Financial and Commodity Instruments
The company manages its exposure to foreign exchange, interest rate, and
commodity risks in accordance with established risk management policies and
procedures. The company uses financial instruments consisting mainly of
foreign exchange forward contracts, interest rate options and swaps, and coal,
oil and gas options and swaps. In addition, the company has contracts for the
physical purchase and sale of natural gas, and physical and financial
contracts held-for-trading ("HFT"). Collectively these contracts are referred
to as derivatives.
The company recognizes the fair value of all its derivatives on its
balance sheet, except for non-financial derivatives that qualify and are
designated as contracts held for normal purchase or sale.
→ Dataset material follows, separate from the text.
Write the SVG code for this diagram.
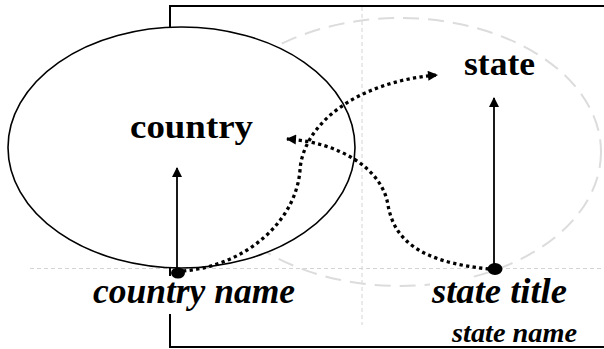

Derivatives that meet stringent documentation requirements, and can be
proven to be effective both at the inception and over the term of the
instrument qualify for hedge accounting. Specifically, for cash flow hedges,
the effective portion of the change in the fair value of derivatives is
deferred to other comprehensive income and recognized in earnings in the same
period the related hedged item is realized. Any ineffective portion of the
change in the fair value of derivatives is recognized in net earnings in the
reporting period. The total ineffectiveness recognized by the company was a
$0.8 million gain in Q4 2008 and a $0.2 million gain for the year ended
December 31, 2008.
Where the documentation or effectiveness requirements of hedge accounting
are not met, the change in the fair value of the derivatives is recognized in
earnings in the reporting period. The company also recognizes the change in
the fair value of its HFT derivatives in earnings of the reporting period. The
company has not designated any financial instruments to be included in the HFT
category.
Nova Scotia Power has contracts for the purchase and sale of natural gas
at its Tufts Cove generating station ("TUC") that are considered HFT
derivatives and accordingly are recognized on the balance sheet at fair value.
This reflects NSPI's history of buying and reselling any natural gas not used
in the production of electricity at TUC. Changes in fair value of HFT
derivatives are normally recognized in net earnings.